Before getting to the hitters, I will note that specific pitcher-hitter matchups are mostly noise due to the low number of plate appearances, so highlighting these matchups is not meant to suggest that the Sale-mashing will continue from these guys, but rather that they are a point of interest and something to look for this coming season. It will probably not surprise you that each of the hitters who have had success against Sale and are focused on below are right-handed and are good hitters in general. As a reference, for his career, Chris Sale has held right-handed opponents to a .231/.283/.376 line (.235 TAv).
Chase Headley (3B, Yankees)
I can’t put my finger on exactly why, but I don’t really like Chase Headley. Maybe it is because I wanted him to come to Boston two years ago rather than Pablo Sandoval but then he went to the Yankees. Maybe it is because he got chippy with Rick Porcello last year. I don’t know. But if he keeps hitting Chris Sale like he has (.385/.429/.923 in 14 PA), it is going to get worse between me and Chase. Two of Headley’s five hits off Sale have been home runs, and they both were no doubters: as a Padre and as a Yankee.
Mark Trumbo (DH/OF, Orioles)
We used Trumbo as an example of that incredible thing that Sale does to get hitters to swing at pitches that hit them, but while he has been embarrassed by Sale he has done damage against him. In 15 PA he holds a .357/.400/.714 line that includes two doubles and a home run. Trumbo seemed to have Sale figured out one day in 2012, as he went 3-for-3 with a double off him, but since then he has only two hits (the other double and the home run), one walk, and five strikeouts. Take out those first three plate appearances and Trumbo’s line against Sale drops to .182/.250/.546. Ahh, the fun of variance in small samples. In any case, ideally Sale can hold the recent trend and keep Trumbo from rekindling that May 17th, 2012 magic.
Adam Jones (OF, Orioles)
Trumbo’s teammate Adam Jones has also generally fared well when facing Sale, posting a .308/.400/.538 line in 15 PA. But, like Trumbo, much of his success came during one season. For Jones it was the 2014 season, in which he worked Sale over for three hits (one left the yard) in six trips to the plate; he struck out the other three times. In Jones’ subsequent six PA he has a single and a walk.

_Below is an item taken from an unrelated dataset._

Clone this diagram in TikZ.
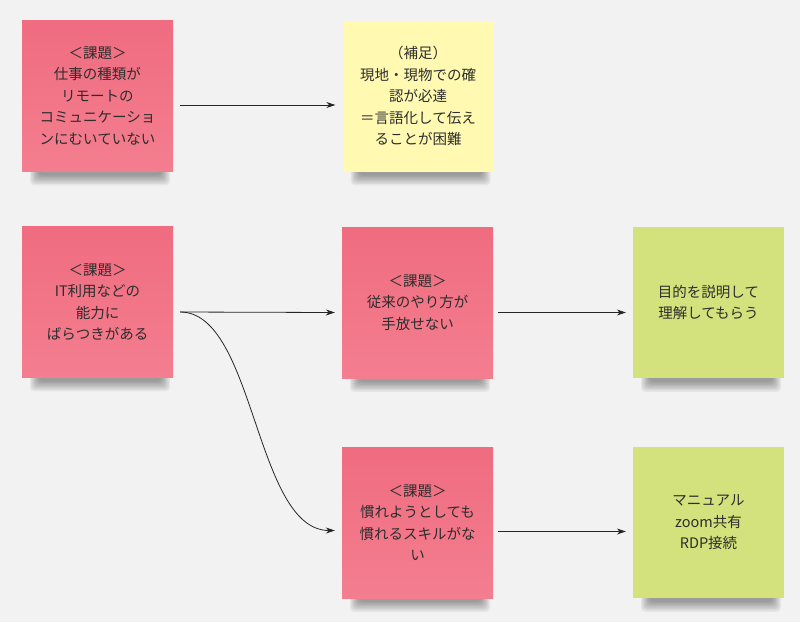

Steve Pearce (IF/OF, Blue Jays)
If not for the straightforward platoon advantage aspect, Pearce’s numbers are sure to get him in the lineup when the Jays oppose Sale. In 13 PA, Pearce has a .333/.385/.417 line against Sale with one double, one walk and only one strikeout. That last bit is the most interesting. Pearce has done well with putting the ball in play off Sale and it has led to some success. Pearce will take Justin Smoak’s (.143/.400/.143 in 10 PA) or Ezequiel Carrera’s (.250/.250/.250 in 4 PA) spot, making the Jays’ lineup a bigger challenge than it already is with the likes of Josh Donaldson, Troy Tulowitzki, and Jose Bautista. However, of those three only Donaldson (.278/.300/.611, two HR in 20 PA) has had much success against Sale. Edwin Encarnacion has hit Sale well in his career (.385/.500/.615 in 16 PA) but he moved his parrot wrangling services to Cleveland and made facing the Jays substantially easier for Sale (and everybody else).
All told, pitching in the AL East, and specifically in Fenway Park, more often than he has in the past is going to present a challenge for Chris Sale in his first year with the Red Sox. There are some high-powered lineups and ballparks where the ball flies in the East, but Sale has a track record of dominance that is not a house-of-cards built on pitching in the AL Central. Sure there some right-handed hitters he is going to see more often who have had success in their limited chances against him, but there are also other, typically excellent, right-handed hitters that have struggled against him (e.g., Evan Longoria: .048/.091/.048 in 22 PA, Jose Bautista: .143/.250/.286 in 8 PA, Russell Martin: .000/.000/.000 in 10 PA). Plus, there is the stream of left-handed hitters who turn to mush when they step into the batters box to square off against the lanky lefty (e.g., Chris Davis, Jacoby Ellsbury, Brett Gardner). It will be an adjustment for him, but I suspect he’ll be just fine.